Typiquement : il a présenté sa première série, Too Old to Die Young, au dernier Festival de Cannes, mais en choisissant les épisodes 4 et 5, rien que pour faire son intéressant… C’est ce qu’on a pensé d’abord, forcément. Découvrir la série en commençant par le milieu s’est avéré plus troublant que prévu. Et tandis que le coup de buzz fut très volatil, la sensation éprouvée demeure. Celle de flotter au milieu du néant sur un bout de fiction sans début ni fin, où il est question d’un flic tueur à gages, Martin (Miles Teller), cherchant le salut auprès d’un vigilante millénariste, Viggo (John Hawkes). Post-film ou proto-série ? Est-ce grave de ne plus savoir ce que l’on regarde ?

Mais qu’est-ce qu’on regarde au juste?

La diffusion, dans l’ordre, sur Amazon Prime, estompera cet effet de désorientation. Mais la valeur des images restera, à vue de nez, la question centrale de la série. Dans l’épisode 5, un sinistre producteur de porno au look de pasteur à lunettes, double plausible de Nicolas Winding Refn, tend à Martin un smartphone sur lequel défile une scène de viol, hors-champ pour nous. Un doute traverse le regard de Miles Teller : ce qu’il voit est-il de la fiction ou la réalité ? Oui, nous dit au passage le réalisateur, c’est grave de ne plus savoir ce que l’on regarde.

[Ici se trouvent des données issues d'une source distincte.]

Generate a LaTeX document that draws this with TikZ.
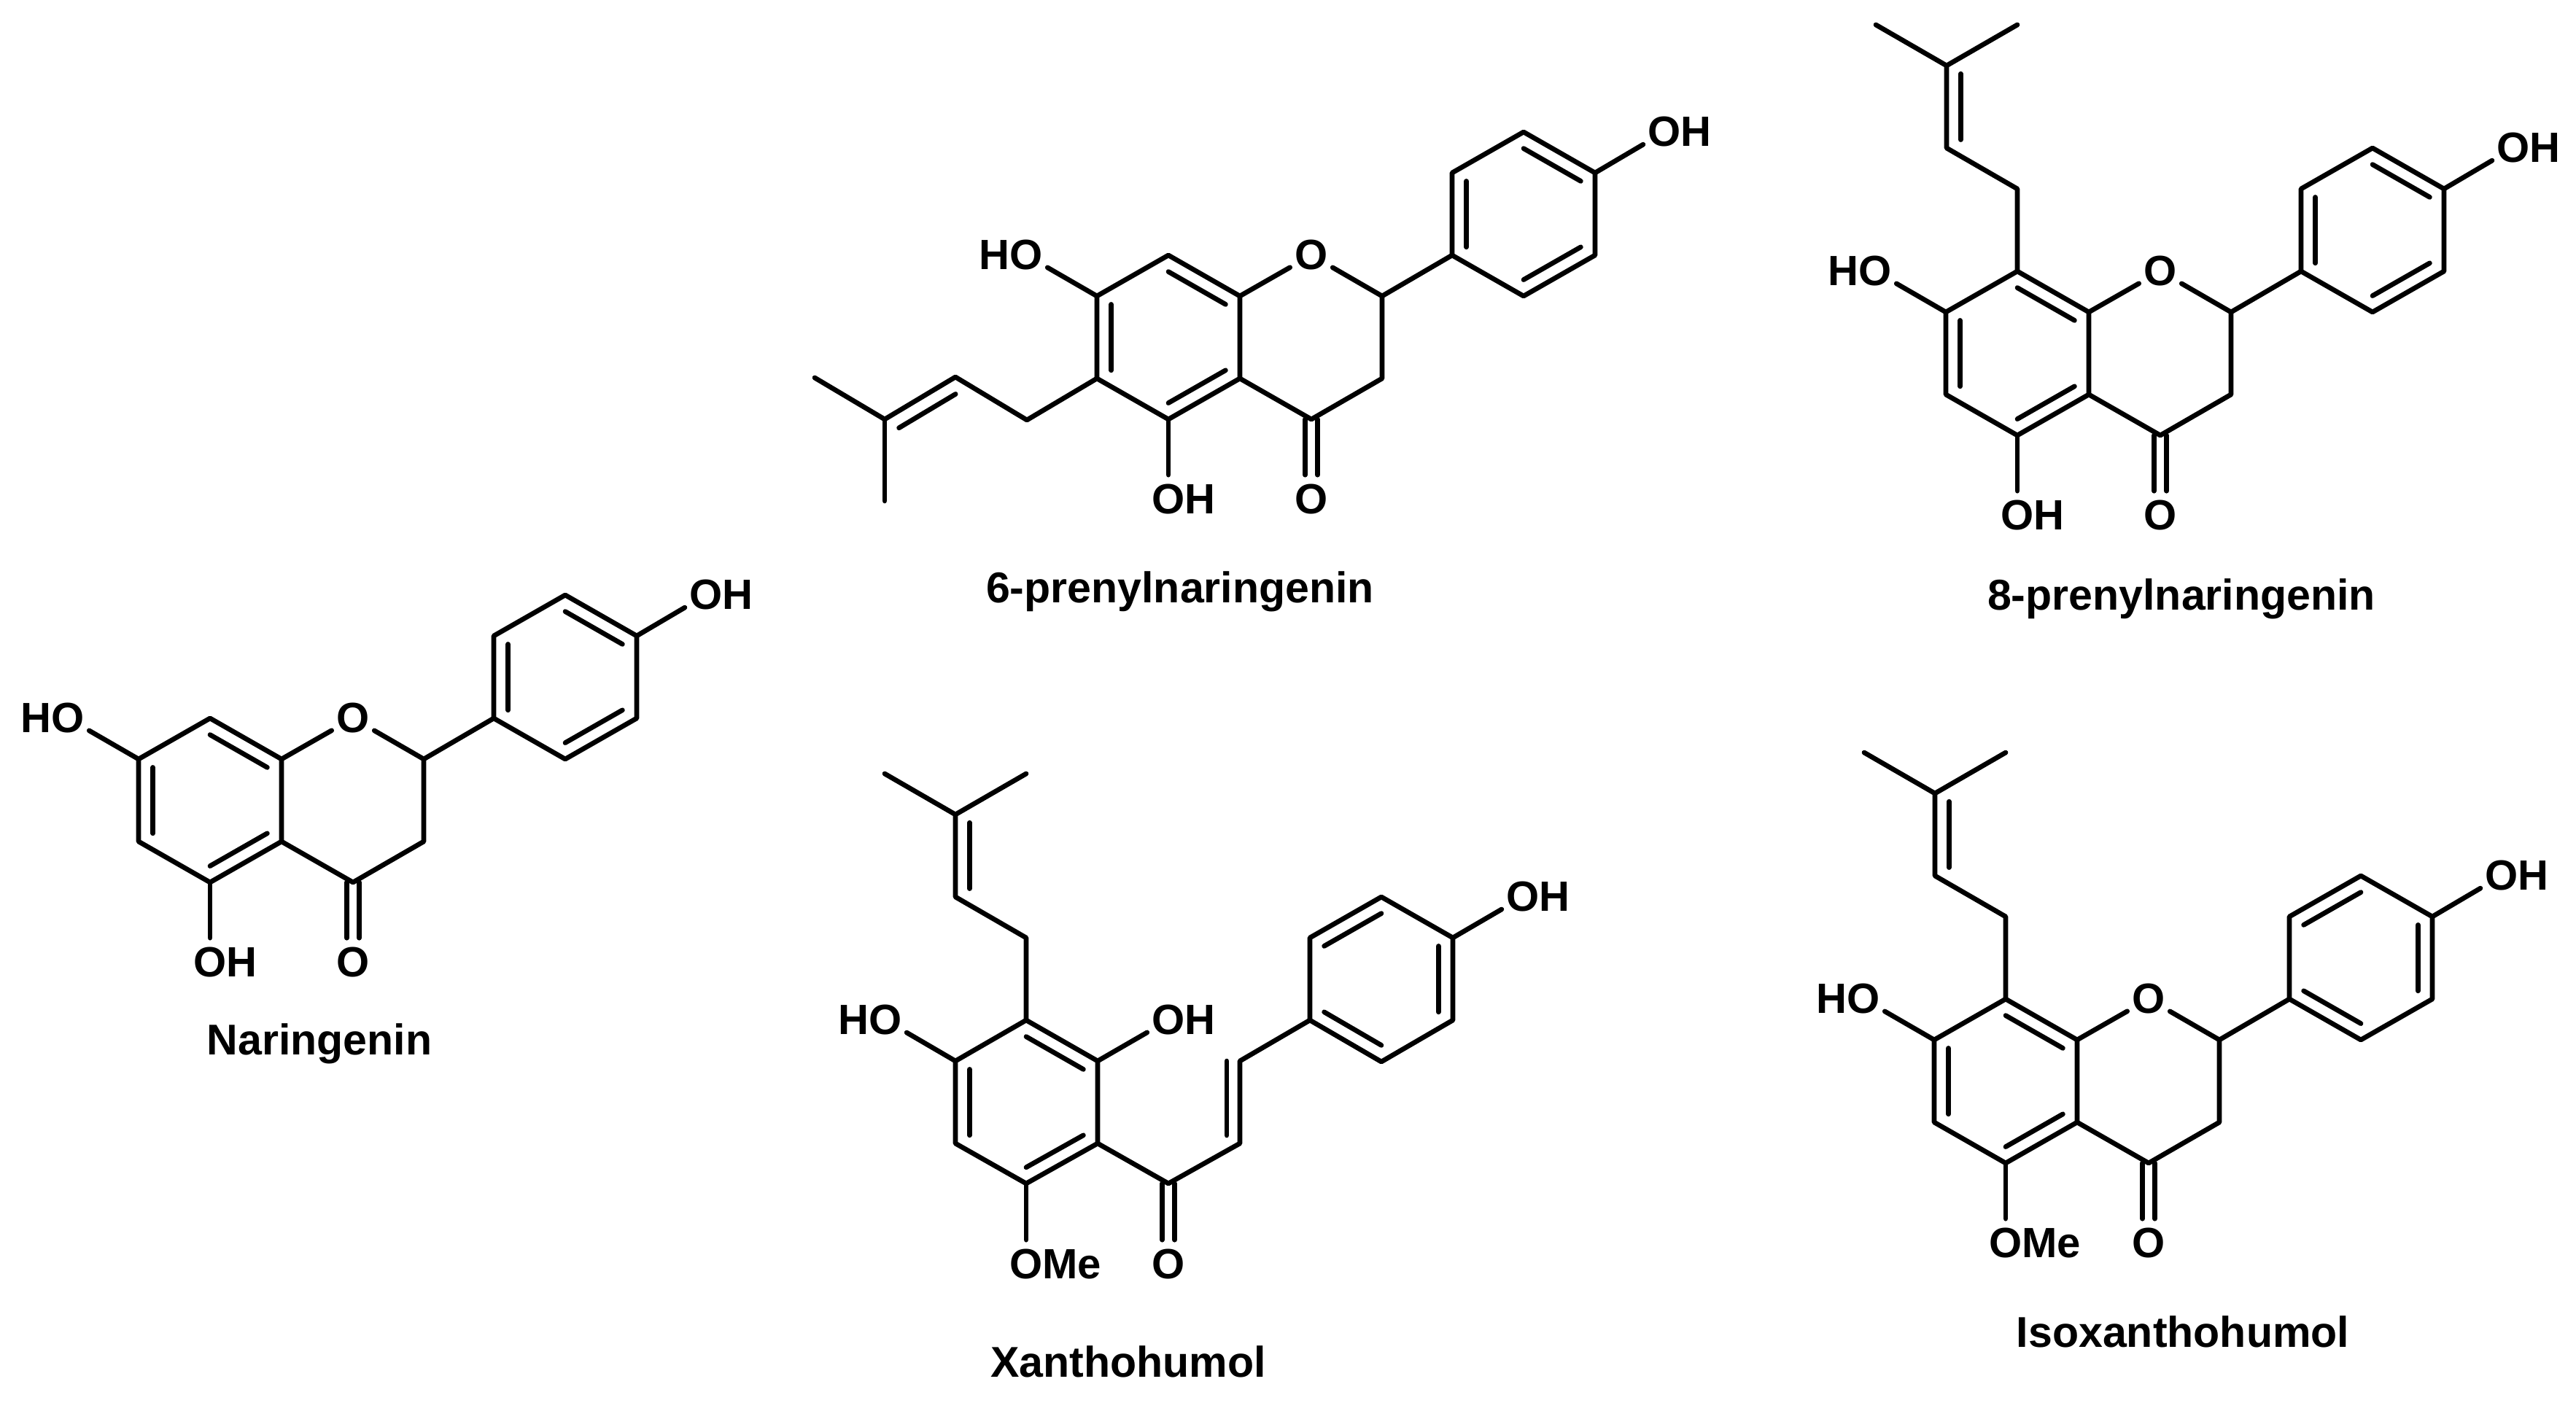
\documentclass[tikz,border=0pt]{standalone}
\usepackage{fontspec}
\setmainfont{Liberation Sans}
\usetikzlibrary{calc}

\tikzset{
	atom/.style={circle, inner sep=0pt, font=\fontsize{16.5}{19}\selectfont\bfseries},
	molname/.style={anchor=base, inner sep=0pt, font=\fontsize{16.8}{20}\selectfont\bfseries},
}

\newcommand{\innerbond}[3]{\draw ($(#1)!0.2!(#3)$) -- ($(#2)!0.2!(#3)$);}
\newcommand{\carbonyl}[2]{
	\draw ([xshift=-0.085cm]#1) -- ([xshift=-0.085cm]#2.north);
	\draw ([xshift=0.085cm]#1) -- ([xshift=0.085cm]#2.north);
}

% tail on top of ring atom c8
\newcommand{\prenylup}{
	\coordinate (p1) at (0,-113);
	\coordinate (p2) at (-97,-169);
	\coordinate (p3) at (-97,-282);
	\coordinate (p4) at (-194,-338);
	\coordinate (p5) at (0,-338);
	\coordinate (pc) at (0,-226);
	\draw (c8) -- (p1) -- (p2) -- (p3) -- (p4);
	\draw (p3) -- (p5);
	\innerbond{p2}{p3}{pc}
}

% the ring system, origin at c8
\newcommand{\flavcore}[1]{
	\coordinate (c8) at (0,0);
	\coordinate (c7) at (-98,56);
	\coordinate (c6) at (-98,169);
	\coordinate (c5) at (0,225);
	\coordinate (c4a) at (98,169);
	\coordinate (c8a) at (98,56);
	\coordinate (ra) at (0,113);
	\coordinate (c2) at (293,56);
	\coordinate (c3) at (293,169);
	\coordinate (c4) at (196,225);
	\coordinate (f1) at (389,0);
	\coordinate (f2) at (389,-113);
	\coordinate (f3) at (487,-169);
	\coordinate (f4) at (585,-113);
	\coordinate (f5) at (585,0);
	\coordinate (f6) at (487,56);
	\coordinate (rb) at (487,-56);
	\node[atom] at (196,0) (o1) {O};
	\node[atom] at (196,335) (o4) {O};
	\node[atom] at (-195,0) (o7) {\llap{H}O};
	\node[atom] at (0,335) (o5) {O\rlap{#1}};
	\node[atom] at (680,-169) (of) {O\rlap{H}};

	\draw (c8) -- (c7) -- (c6) -- (c5) -- (c4a) -- (c8a) -- cycle;
	\draw (c8a) -- (o1) -- (c2) -- (c3) -- (c4) -- (c4a);
	\draw (f1) -- (f2) -- (f3) -- (f4) -- (f5) -- (f6) -- cycle;
	\draw (c2) -- (f1);
	\draw (f4) -- (of);
	\draw (c7) -- (o7);
	\draw (c5) -- (o5);
	\carbonyl{c4}{o4}
	\innerbond{c7}{c6}{ra}
	\innerbond{c8}{c8a}{ra}
	\innerbond{c5}{c4a}{ra}
}

\begin{document}
\begin{tikzpicture}[x=0.01cm, y=-0.01cm, line width=1.9pt, line join=round, line cap=round]
	\useasboundingbox (0,0) rectangle (3532,1924);

	% Naringenin
	\begin{scope}[shift={(288,985)}, name prefix=nar-]
		\flavcore{H}
		\innerbond{f1}{f2}{rb}
		\innerbond{f3}{f4}{rb}
		\innerbond{f5}{f6}{rb}
	\end{scope}
	\node[molname] at (438,1446) (narname) {Naringenin};

	% 6-prenylnaringenin
	\begin{scope}[shift={(1602,350)}, name prefix=six-]
		\flavcore{H}
		\innerbond{f1}{f2}{rb}
		\innerbond{f3}{f4}{rb}
		\innerbond{f5}{f6}{rb}
		\coordinate (p1) at (-194,226);
		\coordinate (p2) at (-292,167);
		\coordinate (p3) at (-389,225);
		\coordinate (p4) at (-485,168);
		\coordinate (p5) at (-389,337);
		\coordinate (pc) at (-291,284);
		\draw (c6) -- (p1) -- (p2) -- (p3) -- (p4);
		\draw (p3) -- (p5);
		\innerbond{p3}{p2}{pc}
	\end{scope}
	\node[molname] at (1618,826) (sixname) {6-prenylnaringenin};

	% 8-prenylnaringenin
	\begin{scope}[shift={(2766,372)}, name prefix=eig-]
		\flavcore{H}
		\prenylup
		\innerbond{f1}{f2}{rb}
		\innerbond{f3}{f4}{rb}
		\innerbond{f5}{f6}{rb}
	\end{scope}
	\node[molname] at (2991,836) (eigname) {8-prenylnaringenin};

	% Isoxanthohumol
	\begin{scope}[shift={(2750,1370)}, name prefix=iso-]
		\flavcore{Me}
		\prenylup
		\innerbond{f2}{f3}{rb}
		\innerbond{f4}{f5}{rb}
		\innerbond{f6}{f1}{rb}
	\end{scope}
	\node[molname] at (2993,1847) (isoname) {Isoxanthohumol};

	% Xanthohumol
	\begin{scope}[shift={(1407,1399)}, name prefix=xan-]
		\coordinate (c8) at (0,0);
		\coordinate (r2) at (98,56);
		\coordinate (r3) at (98,169);
		\coordinate (r4) at (0,224);
		\coordinate (r5) at (-97,169);
		\coordinate (r6) at (-97,56);
		\coordinate (ra) at (0,113);
		\coordinate (k) at (195,224);
		\coordinate (al) at (293,169);
		\coordinate (be) at (293,56);
		\coordinate (d1) at (275,56);
		\coordinate (d2) at (275,158);
		\coordinate (f1) at (389,0);
		\coordinate (f2) at (389,-113);
		\coordinate (f3) at (487,-169);
		\coordinate (f4) at (585,-113);
		\coordinate (f5) at (585,0);
		\coordinate (f6) at (487,57);
		\coordinate (rb) at (487,-56);
		\node[atom] at (-193,0) (oa) {\llap{H}O};
		\node[atom] at (195,0) (ob) {O\rlap{H}};
		\node[atom] at (0,335) (oc) {O\rlap{Me}};
		\node[atom] at (195,335) (od) {O};
		\node[atom] at (681,-169) (of) {O\rlap{H}};

		\draw (c8) -- (r2) -- (r3) -- (r4) -- (r5) -- (r6) -- cycle;
		\draw (f1) -- (f2) -- (f3) -- (f4) -- (f5) -- (f6) -- cycle;
		\draw (r3) -- (k) -- (al) -- (be) -- (f1);
		\draw (r6) -- (oa);
		\draw (r2) -- (ob);
		\draw (r4) -- (oc);
		\draw (f4) -- (of);
		\draw (d1) -- (d2);
		\carbonyl{k}{od}
		\innerbond{c8}{r2}{ra}
		\innerbond{r6}{r5}{ra}
		\innerbond{r4}{r3}{ra}
		\innerbond{f2}{f3}{rb}
		\innerbond{f4}{f5}{rb}
		\innerbond{f6}{f1}{rb}
		\prenylup
	\end{scope}
	\node[molname] at (1547,1888) (xanname) {Xanthohumol};
\end{tikzpicture}
\end{document}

Par-delà l’éthique des images, le sujet primitif de Too Old to Die Young semble plutôt l’ambivalence de Refn lui-même vis-à-vis du binôme violence/sexe et de son exploitation. Si l’on se demandait de quoi NWR était la marque, c’est bien de ces thématiques, qui font un trait d’union entre tous ses films. Il fait preuve d’une inventivité alarmante lorsqu’il s’agit d’imaginer des mises en scène perverses et l’univers de Too Old to Die Young est particulièrement cradingue. À l’attrait scopique pour la chair et le sang s’ajoute la tentation d’un grand nettoyage. Nettoyage d’une société condamnée par la perversité et l’arrogance des hommes, mais aussi nettoyage de l’inconscient crapoteux du réalisateur.

Tout cela fait de Too Old to Die Young un spectacle paradoxal, plastiquement sidérant, et malgré tout très pénible à regarder, pour qui n’a pas spécialement envie de voir un pervers polymorphe laisser libre cours à ses fantasmes avant de s’autoflageller sous nos yeux. Sublimée par la photographie du français Darius Khondji (Delicatessen, Se7en, Amour, Okja…), la série offre une succession de tableaux dignes de la peinture hyperréaliste américaine, étirés par la lenteur de l’action et le silence des secondes qui s’écoulent entre chaque réplique. Mais, comme bloqués dans sa tête avec ses obsessions, Refn ne laisse jamais les émotions s’immiscer dans ses images parfaitement composées. Toute la beauté du monde n’y peut rien : coupé de ses propres sentiments, NWR devient la marque de l’ennui.